Hotshot has the apothecary Bunsen the Cobra analyse the ingredients of the secret formula, but without any success. Hotshot sends his goons (known as the Wedge, consisting of Smash, Squash and Slap) to kidnap Kelvin. Claude finds a lead to Badde Manor, but Kelvin is well hidden. Hotshot gets hold a riddle book which has a clue to the secret formula. Catching wind of this, Claude and Peppa sneak into Badde Manor and copy the riddle, Hot Spot also getting the knowledge.

Claude and Peppa follow the riddle to Darwin Platypus who tells them the secret formula, with Hotshot listening in. Hotshot traps Claude, Peppa and Darwin, but Bunsen defects and rescues them and they return to the Gumnut Juice Factory to begin a large production. Claude is briefly separated from the others, but uses Kelvin's special instrument to rally all the Cicadas for the essential ingredient of the formula.
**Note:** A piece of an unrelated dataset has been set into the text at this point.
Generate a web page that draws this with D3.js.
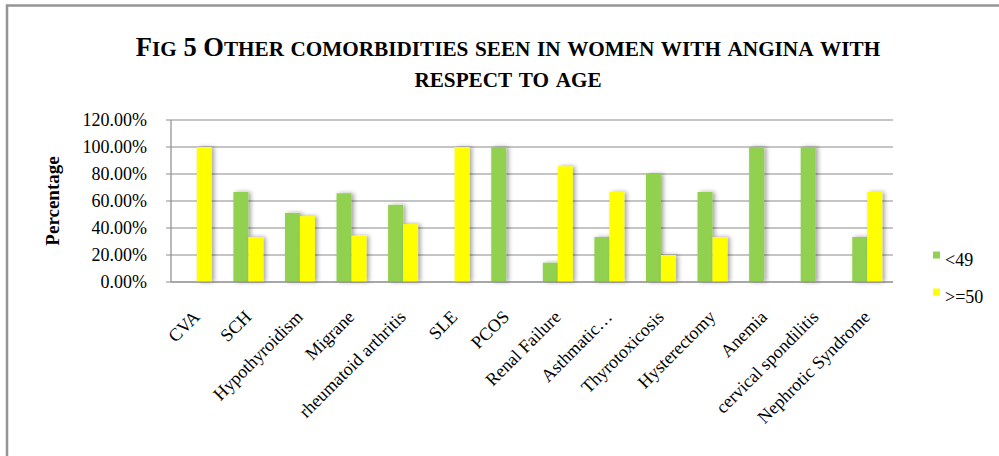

Claude, his friends and a swarm of Cicadas thwart Hotshot's attempt to destroy the Gumnut Juice Factory, then follow him to Badde Manor to rescue Kelvin, with help from Ghoulie Gilly. Once Kelvin is rescued, Bunsen blows Badde Manor with Hotshot and his goons to the Arctic. After that Kelvin is able to meet Marino's quota and get the contract.

==Characters==
- Claude - A neurotic and sometimes clumsy orphaned numbat, who is keen on insects. Voiced by Jamie Croft.
- Peppa - A spunky and sporty numbat and Claude's best friend, who is a champion at tennis and hockey. Voiced by Ines Vaz De Sousa.
- Uncle Kelvin - A koala and Claude and Peppa's uncle, who have been in his care since their parents' deaths. He is the owner of the Gumnut Juice Factory and wishes to pass his entrepreneurship to Claude. Voiced by Keith Scott.
- Larry - A genius lizard and Claude and Peppa's friend who works as a mechanic then gets a job of running the Gumnut Juice Factory machinery. Voiced by Ian Bliss.
- Peer Point J. Marino - A ram and business man who places tall orders for Gumnut juice. Voiced by Ian Bliss.
- Hotshot Charlie - A crafty, slick Cockney-accented fox out to steal and monopolise Kelvin's business. He is revealed to be the cause of Claude and Peppa's parents' deaths. Voiced by Ian Bliss.
- Franky - Hotshot's spider servant. Voiced by Ian Bliss.
- Smash, Squash and Slap - A razorback, wombat and feral cat and Hotshot's goons, who work as a trio known as the Wedge.
- Bunsen - A cobra apothecary who attempts to analyze the ingredients of the secret formula, but without any success. He later defects when Hotshot is revealed to be the cause of Claude and Peppa's parents' deaths. Voiced by Ian Bliss.
- Percy - A pelican, who works as a lifeguard, detective, policeman and road official. Voiced by Shane Withington.
- Ghoulie Gilly - A Scottish mouse who lives in a creepy forest and is eventually requested by Claude to help rescue Kelvin. Voiced by Keith Scott.
- Aunt Clara - A British opossum and the mayoress of Gumtree Lane. Voiced by Rachel King.
- Grampala - Claude and Peppa's grandfather who has a short memory for various things. Voiced by Keith Scott.
- Darwin Platypus - A platypus who tells Claude and Peppa the secret formula of the Gumnut juice. Voiced by Ian Bliss.

==Production==
Gumnutz: A Juicy Tale was produced by Flying Bark Productions (Note: Animators and artists working on the film included Manny Banados, Margaret Parkes, Royce Ramos, Gie Santos, Cindy Scharka, Jocelyn Sy, Abeth De La Cruz, Steve Moltzen, Helen Steele, and Angelica Urbanczyk.) in cooperation with Bix Pix Productions and ABC Studios. Animation and development services were provided by Colorland Animation and RKA The Animation Studio. The film was written by Phil Sanders, based on an idea by John Cook, and directed by Clive Harrison, Margaret Parkes, and Jane Schneider. The film was recorded at Trackdown Studios. Character voices were provided by Jamie Croft, Ines Vaz De Sousa, Keith Scott, Ian Bliss, Shane Withington, and Rachel King, and Harrison composed the soundtrack.

The film was nominated for APRA Music Awards of 2008 as the Best Music for Children's Television, but lost to Animalia.